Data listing
________________

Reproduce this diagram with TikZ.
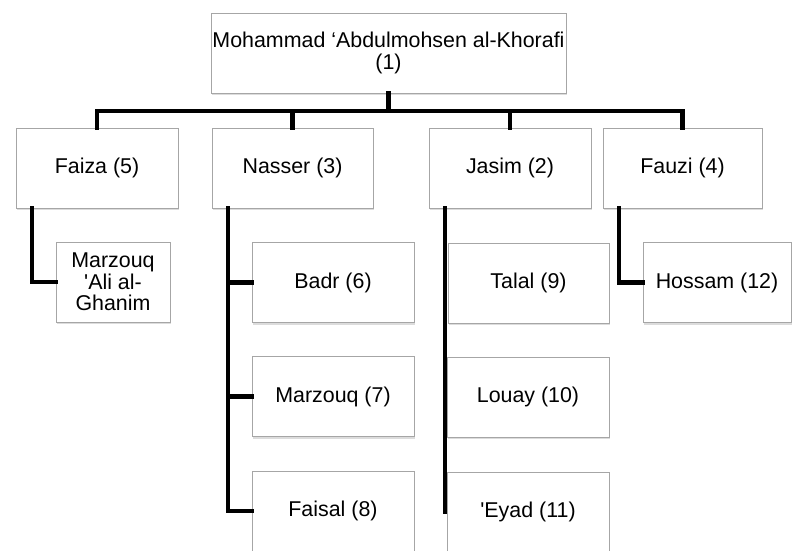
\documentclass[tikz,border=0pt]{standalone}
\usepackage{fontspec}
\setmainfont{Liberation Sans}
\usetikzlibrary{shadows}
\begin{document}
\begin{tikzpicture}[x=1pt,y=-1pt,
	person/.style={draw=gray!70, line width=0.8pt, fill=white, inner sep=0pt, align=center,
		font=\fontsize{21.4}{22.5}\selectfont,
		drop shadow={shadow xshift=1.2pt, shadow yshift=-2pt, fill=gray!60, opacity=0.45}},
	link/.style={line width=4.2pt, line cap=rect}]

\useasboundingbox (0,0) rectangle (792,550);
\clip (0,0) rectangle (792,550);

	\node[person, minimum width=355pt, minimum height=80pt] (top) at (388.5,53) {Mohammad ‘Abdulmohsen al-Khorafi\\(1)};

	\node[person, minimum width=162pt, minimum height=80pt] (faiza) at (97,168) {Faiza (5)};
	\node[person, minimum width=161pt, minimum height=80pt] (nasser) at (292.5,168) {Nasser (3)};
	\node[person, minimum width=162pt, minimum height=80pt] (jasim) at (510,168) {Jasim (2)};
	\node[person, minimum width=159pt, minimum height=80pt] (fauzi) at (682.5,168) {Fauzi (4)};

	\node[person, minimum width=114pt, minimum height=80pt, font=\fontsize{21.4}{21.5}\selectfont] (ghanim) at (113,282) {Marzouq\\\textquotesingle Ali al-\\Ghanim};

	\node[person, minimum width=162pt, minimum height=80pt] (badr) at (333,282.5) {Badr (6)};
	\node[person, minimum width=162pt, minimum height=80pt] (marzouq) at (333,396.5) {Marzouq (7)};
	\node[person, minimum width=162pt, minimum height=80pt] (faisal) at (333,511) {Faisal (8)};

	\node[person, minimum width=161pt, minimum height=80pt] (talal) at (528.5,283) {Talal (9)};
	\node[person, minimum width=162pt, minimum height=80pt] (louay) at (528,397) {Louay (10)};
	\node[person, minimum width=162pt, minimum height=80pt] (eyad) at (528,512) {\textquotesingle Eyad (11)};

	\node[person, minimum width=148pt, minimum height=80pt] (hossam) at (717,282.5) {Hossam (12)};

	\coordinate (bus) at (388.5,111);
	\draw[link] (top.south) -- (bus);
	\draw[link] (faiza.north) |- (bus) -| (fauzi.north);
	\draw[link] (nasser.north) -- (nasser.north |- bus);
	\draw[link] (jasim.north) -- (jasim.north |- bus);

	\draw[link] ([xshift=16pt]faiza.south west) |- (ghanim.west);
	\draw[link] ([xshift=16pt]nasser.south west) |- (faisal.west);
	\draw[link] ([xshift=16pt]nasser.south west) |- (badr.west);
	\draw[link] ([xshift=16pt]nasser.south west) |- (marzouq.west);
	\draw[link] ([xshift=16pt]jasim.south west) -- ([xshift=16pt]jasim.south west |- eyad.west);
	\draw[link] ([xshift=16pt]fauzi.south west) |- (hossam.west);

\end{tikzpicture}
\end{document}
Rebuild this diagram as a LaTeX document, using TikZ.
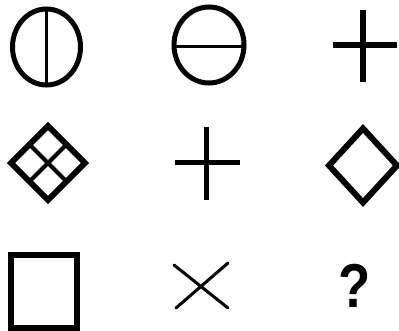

________________

§ **Short task**
Can the entries above be repeated exactly, without their pictures?

§ **Complete answer**
Reproduce this diagram with TikZ.
\documentclass[tikz,border=0pt]{standalone}
\usepackage{fontspec}
\setmainfont{Liberation Sans}
\usetikzlibrary{shadows}
\begin{document}
\begin{tikzpicture}[x=1pt,y=-1pt,
	person/.style={draw=gray!70, line width=0.8pt, fill=white, inner sep=0pt, align=center,
		font=\fontsize{21.4}{22.5}\selectfont,
		drop shadow={shadow xshift=1.2pt, shadow yshift=-2pt, fill=gray!60, opacity=0.45}},
	link/.style={line width=4.2pt, line cap=rect}]

\useasboundingbox (0,0) rectangle (792,550);
\clip (0,0) rectangle (792,550);

	\node[person, minimum width=355pt, minimum height=80pt] (top) at (388.5,53) {Mohammad ‘Abdulmohsen al-Khorafi\\(1)};

	\node[person, minimum width=162pt, minimum height=80pt] (faiza) at (97,168) {Faiza (5)};
	\node[person, minimum width=161pt, minimum height=80pt] (nasser) at (292.5,168) {Nasser (3)};
	\node[person, minimum width=162pt, minimum height=80pt] (jasim) at (510,168) {Jasim (2)};
	\node[person, minimum width=159pt, minimum height=80pt] (fauzi) at (682.5,168) {Fauzi (4)};

	\node[person, minimum width=114pt, minimum height=80pt, font=\fontsize{21.4}{21.5}\selectfont] (ghanim) at (113,282) {Marzouq\\\textquotesingle Ali al-\\Ghanim};

	\node[person, minimum width=162pt, minimum height=80pt] (badr) at (333,282.5) {Badr (6)};
	\node[person, minimum width=162pt, minimum height=80pt] (marzouq) at (333,396.5) {Marzouq (7)};
	\node[person, minimum width=162pt, minimum height=80pt] (faisal) at (333,511) {Faisal (8)};

	\node[person, minimum width=161pt, minimum height=80pt] (talal) at (528.5,283) {Talal (9)};
	\node[person, minimum width=162pt, minimum height=80pt] (louay) at (528,397) {Louay (10)};
	\node[person, minimum width=162pt, minimum height=80pt] (eyad) at (528,512) {\textquotesingle Eyad (11)};

	\node[person, minimum width=148pt, minimum height=80pt] (hossam) at (717,282.5) {Hossam (12)};

	\coordinate (bus) at (388.5,111);
	\draw[link] (top.south) -- (bus);
	\draw[link] (faiza.north) |- (bus) -| (fauzi.north);
	\draw[link] (nasser.north) -- (nasser.north |- bus);
	\draw[link] (jasim.north) -- (jasim.north |- bus);

	\draw[link] ([xshift=16pt]faiza.south west) |- (ghanim.west);
	\draw[link] ([xshift=16pt]nasser.south west) |- (faisal.west);
	\draw[link] ([xshift=16pt]nasser.south west) |- (badr.west);
	\draw[link] ([xshift=16pt]nasser.south west) |- (marzouq.west);
	\draw[link] ([xshift=16pt]jasim.south west) -- ([xshift=16pt]jasim.south west |- eyad.west);
	\draw[link] ([xshift=16pt]fauzi.south west) |- (hossam.west);

\end{tikzpicture}
\end{document}
Rebuild this diagram as a LaTeX document, using TikZ.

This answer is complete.